İzmir'de konuşan CHP Genel Başkanı Kemal Kılıçdaroğlu, birbirinden önemli mesajlar verdi. Ekonomideki gelişmelere değinen Kılıçdaroğlu, Adalet Yürüyüşü'nün henüz bitmediğini belirterek, vatandaşı birlikte mücadeleye çağırdı. Kılıçdaroğlu ayrıca, uyuşturucu baronlarının dışarıda gezdiğini ifade ederek, "Burunlarından getirmezsem siyaseti bırakacağım" dedi. İşte Kılıçdaroğlu'nun konuşmasından öne çıkanlar...
'Üye Katılım Töreni'nde önemli mesajlar veren Kılıçdaroğlu, "CHP'ye katılmak yeni sorumluluklar üstlenmek demektir. Artık CHP üyesi sıradan bir kişi değildir. CHP'li partisini, halkı bilecek. Her sorunun nasıl çözüleceğini büyük bir sabır, dikkat ve bilgiyle karşısına aktaracak. CHP'li olmak sıradan bir olay değildir. CHP'li olmak Mustafa Kemal ve arkadaşlarının verdiği Kurtuluş Savaşı'nın, bağımsızlığın arkasında durmak demektir" dedi.

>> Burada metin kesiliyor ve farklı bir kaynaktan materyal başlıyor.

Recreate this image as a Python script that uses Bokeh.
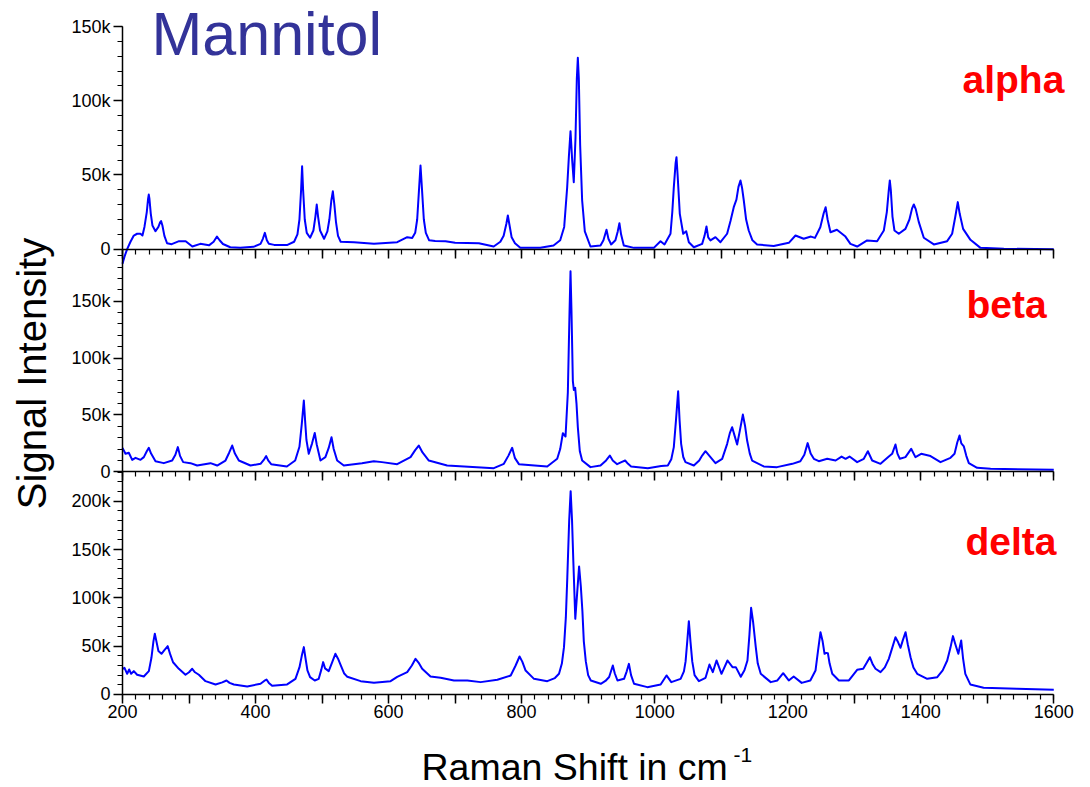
import numpy as np
from bokeh.plotting import figure
from bokeh.models import (Range1d, LinearAxis, SingleIntervalTicker, NumeralTickFormatter,
                          CustomJSTickFormatter, Label, ColumnDataSource)
from bokeh.embed import file_html
from bokeh.resources import INLINE

# Raman shift (cm^-1) and signal intensity (thousands of counts) for the three polymorphs
alpha_x = [200, 203, 207, 212, 217, 222, 227, 230, 233, 236.5, 238.5, 239.5, 240.5, 242.5, 245, 249.6,
           254, 256.5, 258, 260, 263, 267, 274, 285, 295, 305, 317, 330, 337, 342, 346, 351, 362, 377,
           397, 407.5, 411, 414, 417, 420, 428, 448, 458, 463, 466, 468.5, 470, 471.5, 474, 477, 482,
           487, 490, 492, 494, 497, 503, 508, 511, 514, 516.2, 518.5, 521, 524, 528, 548, 578, 613,
           628, 635.5, 640, 643, 646, 648, 650, 653, 656, 661, 670, 685.6, 700, 735.7, 758, 768, 773,
           777, 779.3, 781.5, 785, 790, 798, 828, 848, 858, 864, 868.5, 871, 873.5, 876, 878.4, 881,
           883, 884.5, 886, 888, 891, 895, 903.5, 918.6, 923, 927.6, 930.5, 934.6, 941, 944.5, 947,
           949.5, 953.6, 969, 998.7, 1008.8, 1014.8, 1023.8, 1026.5, 1028.8, 1031.5, 1032.8, 1034.5,
           1037.8, 1042.9, 1047.4, 1051.4, 1058.9, 1071.4, 1075, 1077.9, 1080.5, 1083.9, 1091.4,
           1098.9, 1108.9, 1114, 1118.9, 1122.9, 1126, 1129, 1131.5, 1134, 1137.5, 1141.4, 1147, 1154,
           1179, 1201.7, 1211.7, 1224, 1235, 1241, 1249, 1254, 1257, 1260, 1264.3, 1274, 1286.8,
           1294.3, 1304.4, 1319.4, 1334.4, 1344.5, 1349, 1352, 1353.5, 1355, 1357.5, 1360.5, 1367,
           1377, 1383, 1387, 1389.6, 1392.5, 1397, 1404.6, 1419.7, 1439.7, 1447.2, 1452, 1455.7,
           1458.5, 1463.7, 1474.7, 1489.8, 1525, 1600]
alpha_k = [-9.8, -5, 0, 5, 9.2, 10.4, 10.4, 9.2, 15, 25, 34, 36.8, 34, 24, 16, 12.1,
           15, 18, 18.9, 16, 9, 4, 3.4, 5.4, 5.4, 1.8, 3.6, 2.6, 5, 8.5, 6, 3.5, 1.3, 0.9,
           1.6, 3.6, 7, 11, 6, 3.6, 2.9, 2.9, 5, 10, 20, 40, 55.9, 40, 20, 11, 7.7,
           12.6, 22, 30.1, 22, 12.6, 7, 12, 20, 33, 39, 30, 18, 9, 5, 4.7, 3.6, 4.7,
           8.1, 7.6, 11, 20, 42, 56.4, 42, 20, 11, 6, 5.5, 5.4, 4.3, 4, 1.8, 5, 9,
           17, 22.7, 17, 8, 4, 0.9, 0.9, 2.5, 6, 15, 41.8, 62, 79.5, 60, 45.1, 75,
           115, 128.9, 115, 70, 32.8, 12, 1.8, 2.5, 6, 13.1, 7, 3.2, 6, 12, 17.5,
           10, 2.5, 0.9, 0.9, 5.4, 3.2, 10.4, 25, 41.8, 58, 62, 50,
           23.8, 10.4, 12.1, 4.7, 1.3, 3.6, 9, 15.3, 8, 5.9, 8.1,
           4.7, 10.4, 19, 28.3, 33.4, 42, 46.3, 41, 32.8, 20, 12.6, 6, 3.2,
           2.2, 4.3, 9.2, 7, 8.5, 7.6, 14.8, 24, 28.3, 20, 11.4, 13.1, 8.5,
           3.6, 1.8, 5.9, 5.4, 12.6, 25, 40, 46.3, 40, 22, 12.6, 10.4,
           13.7, 20, 27.5, 30.1, 27, 18.4, 7.7, 3.2, 5.4, 10.4, 22, 31.7,
           24, 13.7, 6.3, 0.9, 0.3, 0]

beta_x = [200, 204.5, 209.5, 214.6, 219.6, 227.1, 232.1, 236.5, 239.6, 243, 249.6, 262.1, 274.7, 279.5,
          283.2, 286.5, 291.2, 302.2, 312.2, 332.3, 342.3, 354.8, 360.5, 364.9, 369, 374.9, 392.4, 407.5,
          413, 416, 419, 423.5, 447.1, 459.6, 466, 469.5, 472.6, 474.5, 476.5, 480, 485, 489, 492, 497.6,
          505, 510, 514.2, 517.5, 522.7, 532.7, 560, 577.8, 590, 612.9, 633, 640, 645.4, 651, 660.5, 688,
          758.2, 773.3, 780, 785.8, 790, 795.9, 838.5, 853.5, 858, 862, 866, 869.5, 872, 873.5, 875, 877,
          878.5, 880.5, 882.5, 884.5, 887.5, 891, 903.5, 918.6, 927, 932.6, 937, 943.6, 950, 955.6, 960,
          964.6, 989.7, 1009.8, 1019.8, 1025, 1028.8, 1032, 1035.3, 1037.5, 1039.8, 1043, 1046.3, 1058.9,
          1067, 1071.4, 1076.4, 1083.9, 1091.4, 1101.5, 1109, 1113, 1116.5, 1120, 1124, 1128, 1132.6,
          1136, 1139, 1143, 1146.5, 1164, 1184, 1207, 1219, 1225, 1230, 1234.5, 1239.3, 1246.8, 1259.4,
          1272, 1281, 1287, 1293, 1304.4, 1314.4, 1320.5, 1327, 1339.5, 1352, 1357, 1362, 1365, 1368.6,
          1377, 1385.6, 1392, 1400.6, 1414.7, 1429.7, 1444.7, 1450.8, 1455, 1458.3, 1461, 1464.8,
          1468.5, 1472.3, 1484.8, 1505, 1600]
beta_k = [21, 15.8, 16.7, 10.5, 12.3, 10.5, 12.9, 18, 21.1, 16, 9.3, 7.6, 9.9, 15,
          21.7, 14, 8.5, 7.6, 5.5, 7.6, 5.5, 9.9, 17, 23.1, 16, 9.9, 5.5, 7,
          11, 13.8, 10, 6.7, 4.7, 9.9, 22, 42, 62.6, 45, 28, 15.8, 25, 34.2, 24, 9.9,
          12.9, 21, 30.4, 20, 9.9, 5.5, 7.5, 9.3, 8.5, 6.7, 12.9, 19, 23.1, 17, 9.9, 5.5,
          3.2, 7, 14, 21.1, 12, 6.7, 4.7, 11.4, 20, 33.9, 31, 70, 140, 176.3, 140, 80,
          72, 73.8, 60, 39.3, 18, 9.9, 4.1, 5.5, 10, 14.3, 10, 6.7, 8.5, 9.9, 7,
          4.7, 3.2, 5, 5.5, 11, 21.7, 45, 70.8, 45, 24.6, 13, 8.5, 5.5,
          10, 14.3, 18.1, 12.9, 7.6, 11.4, 24.6, 34, 39.2, 32, 24, 36, 50.3,
          40, 27.5, 16, 9.9, 4.7, 4.1, 7, 9.3, 15, 25.2, 16, 11.4, 9.3, 11.4,
          9.9, 13.4, 11.4, 13.4, 8.5, 11.4, 18.1, 9.9, 7, 13.4, 15.8, 24, 16, 11.4,
          12.9, 20.2, 12.9, 15.8, 13.8, 8.5, 12.3, 15.8, 26, 31.9, 25, 22.3,
          14, 7.6, 3.5, 2.6, 1.8]

delta_x = [200, 203, 207, 210, 213, 217, 222, 232, 239.6, 243.5, 246.5, 248.6, 251, 254, 258.6, 263, 268,
           271.5, 276, 284.7, 294.7, 300, 304.8, 309, 314.8, 324.8, 339.9, 350, 356.3, 361, 367.4, 387.5,
           407.5, 413, 416.5, 420, 425, 447.5, 460, 466, 469.5, 472.6, 475, 478, 482, 489, 495, 499, 501.6,
           504.5, 510, 515, 520, 524, 528, 533, 538, 558, 578, 603, 613, 628, 635, 640.5, 645, 650.5, 663,
           678.2, 698.3, 718.4, 738.4, 763.5, 783.6, 791, 796.9, 801, 806, 818.6, 838.6, 850, 856.2, 860.5,
           863.7, 866.5, 868.7, 871.5, 873.7, 875.8, 877.7, 880.7, 883.5, 886.4, 889, 891.4, 893.5, 896.5,
           900, 904, 919, 926, 931.6, 937.1, 940, 944.1, 954, 958, 961.3, 964.5, 969, 989, 1009, 1017.8,
           1025, 1039, 1044, 1046.5, 1049, 1051.4, 1053.8, 1056.5, 1060, 1066.5, 1076.5, 1082.4, 1087.4,
           1093, 1100.5, 1109.5, 1117, 1122, 1129.5, 1135, 1139.5, 1142.5, 1145, 1148, 1152, 1155, 1159.5,
           1174.5, 1184.5, 1193.2, 1201.6, 1209, 1221, 1234, 1241.8, 1245.5, 1249.3, 1252.5, 1255.4, 1258,
           1260.4, 1263, 1267, 1277, 1292, 1304.4, 1313.5, 1319, 1323.5, 1328, 1332, 1339.6, 1346, 1352,
           1357, 1362, 1366, 1369.6, 1373, 1377.2, 1380.5, 1384.7, 1389, 1394.7, 1409.7, 1424.8, 1433,
           1439.8, 1444.5, 1448.4, 1452, 1456.5, 1460.8, 1463.5, 1467, 1474.5, 1494.5, 1544.6, 1600]
delta_k = [26.6, 27.6, 21.4, 25.9, 21.4, 24.2, 20.4, 18.6, 24.2, 38, 55, 62.8, 55, 45, 42.1, 46, 50,
           42, 33.4, 26.6, 20.4, 23, 26.6, 23, 20.4, 13.8, 10.4, 12.5, 14.5, 12, 10.4, 8.3,
           11.1, 14, 15.5, 12, 9, 10.4, 16.2, 28, 40, 49, 38, 25, 18, 14.5, 16.2, 26, 33.5,
           27, 24.2, 33, 42.1, 37, 30.3, 22, 18.3, 13.8, 12.1, 13.8, 18.3, 23.1, 30, 36.9, 33, 26.6, 18.6,
           17.3, 14.5, 14.5, 12.8, 15.2, 19.7, 30, 39.3, 34, 24.8, 16.2, 13.8, 17, 21.4, 32,
           49, 80, 121.4, 180, 210.4, 180, 138.6, 78.3, 105, 132.5, 112, 86, 55, 34.2,
           20, 14.5, 11.1, 14, 18.1, 30, 22, 14.5, 16.2, 24, 31.7, 20, 11.1, 7.6, 10.4, 19.7,
           12.8, 16.2, 24, 34.2, 55, 75.9, 55, 34.2, 20, 13.8, 17.3, 31, 23.1,
           35.2, 21.4, 35.2, 28.3, 28.3, 18.3, 25, 35.2, 62, 89.7, 75, 49, 32, 21.4,
           12.8, 14.5, 22, 14.5, 18.6, 12, 14.5, 24.8, 45, 64.5, 55, 42.1, 43,
           42.8, 32, 21.4, 14.5, 14.5, 25.5, 26.6, 33, 38.6, 31, 26.6, 23.1, 28, 36.9,
           48, 59.3, 54, 48.3, 56, 64.5, 52, 38.6, 28, 21.4, 16.2, 17.9, 25,
           35.2, 48, 60.4, 52, 42.1, 55.9, 38, 21.4, 10.4, 6.9, 5.9, 4.8]

panel_names = ["alpha", "beta", "delta"]
x_tick_step = 100
y_tick_step = 50000

FONT = "Liberation Sans"
BLUE = "#0000FF"
W, H = 1090, 787

# The frame fills the canvas; each panel has its own vertical scale so the
# three spectra stack on top of each other between x = 200 and 1600 cm^-1.
p = figure(width=W, height=H, output_backend="svg", toolbar_location=None,
           x_range=Range1d(16.6, 1655.2), y_range=Range1d(-96220, 718010),
           x_axis_location=None, y_axis_location=None,
           min_border_left=0, min_border_right=0, min_border_top=0, min_border_bottom=0)
p.outline_line_color = None
p.background_fill_color = "white"
p.border_fill_color = "white"
for g in p.grid:
    g.visible = False

p.extra_y_ranges = {"alpha": Range1d(-362600, 167520),
                    "beta": Range1d(-277600, 414400)}
range_names = {"alpha": "alpha", "beta": "beta", "delta": "default"}
y_tops = {"alpha": 150000, "beta": 195700, "delta": 230400}


def style_axis(ax):
    ax.axis_line_color = "black"
    ax.axis_line_width = 1.5
    ax.major_tick_line_color = "black"
    ax.major_tick_line_width = 1.5
    ax.minor_tick_line_color = "black"
    ax.minor_tick_line_width = 1.2
    ax.major_label_text_font = FONT
    ax.major_label_text_font_size = "18px"
    ax.major_label_text_color = "black"
    ax.major_tick_in = 0
    ax.major_tick_out = 9
    ax.minor_tick_in = 0
    ax.minor_tick_out = 5


for name in panel_names:
    rn = range_names[name]
    yax = LinearAxis(y_range_name=rn, fixed_location=200, bounds=(0, y_tops[name]),
                     ticker=SingleIntervalTicker(interval=y_tick_step, num_minor_ticks=5),
                     formatter=NumeralTickFormatter(format="0a"))
    style_axis(yax)
    yax.major_label_standoff = 3
    p.add_layout(yax, "left")

    xax = LinearAxis(y_range_name=rn, fixed_location=0, bounds=(200, 1600),
                     ticker=SingleIntervalTicker(interval=x_tick_step, num_minor_ticks=5))
    style_axis(xax)
    if name == "delta":
        xax.formatter = CustomJSTickFormatter(code="return (tick % 200 === 0) ? tick.toFixed(0) : '';")
        xax.major_label_standoff = 2
    else:
        xax.formatter = CustomJSTickFormatter(code="return '';")
    p.add_layout(xax, "below")

series = {"alpha": (alpha_x, alpha_k), "beta": (beta_x, beta_k), "delta": (delta_x, delta_k)}
for name in panel_names:
    xs, ks = series[name]
    src = ColumnDataSource(dict(x=xs, y=np.array(ks) * 1000.0))
    p.line("x", "y", source=src, y_range_name=range_names[name], line_color=BLUE,
           line_width=2, line_join="round")


def add_text(text, sx, sy, size_px, color="black", style="normal", align="left", angle=0.0):
    # sx, sy: anchor in pixels from the top-left corner; sy is the text baseline
    lift = 0.37 * size_px
    if angle:
        sx, y = sx - lift, H - sy
    else:
        y = H - sy + lift
    p.add_layout(Label(x=sx, y=y, x_units="screen", y_units="screen", text=text,
                       text_font=FONT, text_font_size=f"{size_px}px", text_color=color,
                       text_font_style=style, text_align=align, text_baseline="alphabetic",
                       angle=angle))


add_text("Mannitol", 151, 56, 61, color="#333399")
add_text("alpha", 962, 93, 39, color="#FF0000", style="bold")
add_text("beta", 966, 318, 39, color="#FF0000", style="bold")
add_text("delta", 965, 555, 39, color="#FF0000", style="bold")
add_text("Signal Intensity", 46, 373, 40, align="center", angle=np.pi / 2)
add_text("Raman Shift in cm", 421, 780, 37.5)
add_text("-1", 733, 762, 21)

open("out.html", "w").write(file_html(p, INLINE))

CHP Genel Başkanı Kemal Kılıçdaroğlu, 3 günlük İzmir programının son gününde ilk olarak Alsancak Tarihi Havagazı Fabrikası'nda muhtarlarla buluştu. İzmir Büyükşehir Belediye Başkanı Tunç Soyer'in ev sahipliğinde düzenlenen kahvaltıya Kılıçdaroğlu, CHP Genel Başkan Yardımcısı Seyit Torun, CHP İl Başkanı Deniz Yücel, CHP milletvekilleri Ednan Arslan, Tuncay Özkan, İZBETON Genel Müdürü Heval Savaş Kaya, Acil Çözüm Ekibi yöneticileri, Bayraklı, Bornova, Buca, Karabağlar, Konak, Çiğli ve Menemen ilçelerinden gelen Acil Çözüm Projesi'nin uygulandığı 33 mahallenin muhtarı katıldı.

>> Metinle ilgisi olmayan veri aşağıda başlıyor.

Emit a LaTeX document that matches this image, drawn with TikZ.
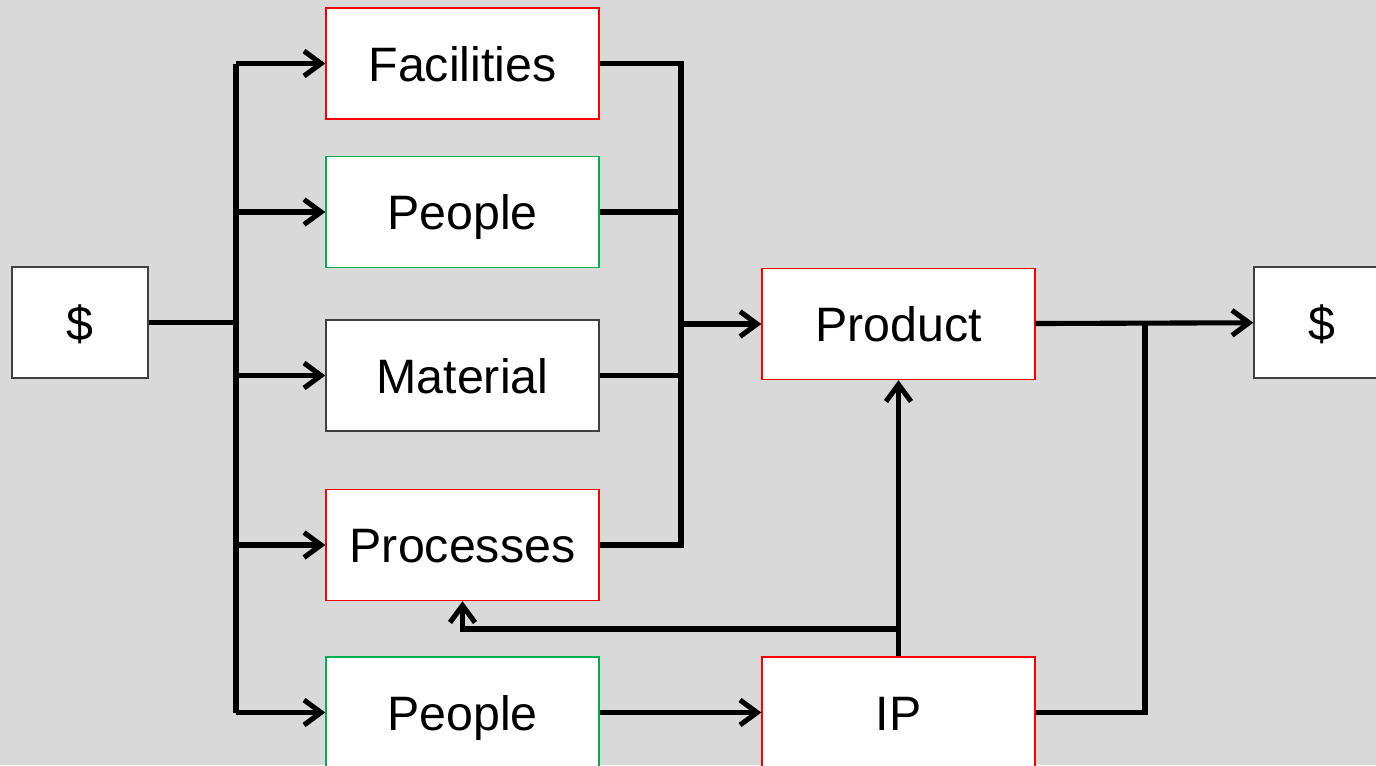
\documentclass[tikz,border=0pt]{standalone}
\usepackage{fontspec}
\setmainfont{Liberation Sans}
\usetikzlibrary{arrows.meta,positioning,calc}
\definecolor{boxred}{HTML}{FF0000}
\definecolor{boxgreen}{HTML}{00B050}
\definecolor{boxgray}{HTML}{404040}
\definecolor{canvas}{HTML}{D9D9D9}
\tikzset{
	line/.style = {line width=2.9pt, black},
	flow/.style = {line, -{Straight Barb[length=0.34cm,width=0.5cm,line width=2.9pt]}},
	block/.style = {rectangle, draw, fill=white, line width=0.8pt, inner sep=0pt,
		text height=20pt, text depth=0pt,
		minimum width=5.46cm, minimum height=2.22cm, font=\fontsize{27.5}{33}\selectfont},
	cash/.style = {block, draw=boxgray, minimum width=2.72cm}
}

\begin{document}
\begin{tikzpicture}[x=0.02cm,y=-0.02cm]
	\fill[canvas] (0,0) rectangle (1376,765);
	\useasboundingbox (0,0) rectangle (1376,765);
	% inputs and outputs
	\node[cash] (dollarL) at (80,322.5) {\$};
	\node[cash] (dollarR) at (1322,322.5) {\$};
	\node[block,draw=boxred] (facilities) at (462.5,63.5) {Facilities};
	\node[block,draw=boxgreen] (people1) at (462.5,212) {People};
	\node[block,draw=boxgray] (material) at (462.5,375.5) {Material};
	\node[block,draw=boxred] (processes) at (462.5,545) {Processes};
	\node[block,draw=boxgreen] (people2) at (462.5,712.5) {People};
	\node[block,draw=boxred] (product) at (898.5,324) {Product};
	\node[block,draw=boxred] (ip) at (898.5,712.5) {IP};
	% bus lines
	\coordinate (busL) at (236,322.5);
	\coordinate (busR) at (681,324);
	\coordinate (join) at (1145,324);
	\coordinate (tap) at (898.5,629);
	\draw[line] (dollarL) -- (busL);
	\draw[line] (busL |- facilities) -- (busL |- people2);
	\draw[flow] (busL |- facilities) -- (facilities);
	\draw[flow] (busL |- people1) -- (people1);
	\draw[flow] (busL |- material) -- (material);
	\draw[flow] (busL |- processes) -- (processes);
	\draw[flow] (busL |- people2) -- (people2);
	\draw[line] (facilities.east) -| (busR |- processes) -- (processes.east);
	\draw[line] (people1.east) -- (busR |- people1);
	\draw[line] (material.east) -- (busR |- material);
	\draw[flow] (busR) -- (product);
	\draw[flow] (people2) -- (ip);
	\draw[flow] (ip) -- (product);
	\draw[flow] (tap) -| (processes.south);
	\draw[flow] (product) -- (dollarR);
	\draw[line] (ip.east) -| (join);
\end{tikzpicture}
\end{document}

Toplantıda muhtarların yaşadığı sorunları dinleyen Kılıçdaroğlu, yeni bir siyaset anlayışını Türkiye'ye getirmeye çalıştıklarını söyledi. Seçimlerden önce belediye başkanlarına 7 maddelik bildiri okuduğunu hatırlatan Kılıçdaroğlu, "Bu 7 maddeyi duvarınıza asın, ayda bir bakın', dedik. 'Bu 7 maddede hizmeti önce arka mahallelere götürün' dedik. 'Hiç kimse kendini orada sahipsiz hissetmeyecek' dedik. 'Çocukların mutlu olmasını sağlayın' dedik. 'Fakir mahallelere kreşler açın' dedik. 'Çok farklı inançlarda insanlar var. Bütün ibadethanelerini tertemiz yapacaksınız' dedik. Bu hizmetler sadece İzmir'de değil bizim belediyelerimizin olduğu her yerde hakim. Belediye başkanlarımız kentlerinin tamamında kendine oy versin vermesin bütün vatandaşlara hizmet eden bir anlayışla çalışıyor. Elbette karşılarına engeller çıkartıyorlar. Ama sonuçta şunu diyoruz: Sakın ola şikayet etmeyin. Engeli aşın ve hizmete devam edin. Başkanlarımız harcadığı her kuruş paranın hesabını veriyor. Biz belediye başkanlarımızla yeni bir siyaset anlayışını Türkiye'de oturtmaya çalışıyoruz" dedi.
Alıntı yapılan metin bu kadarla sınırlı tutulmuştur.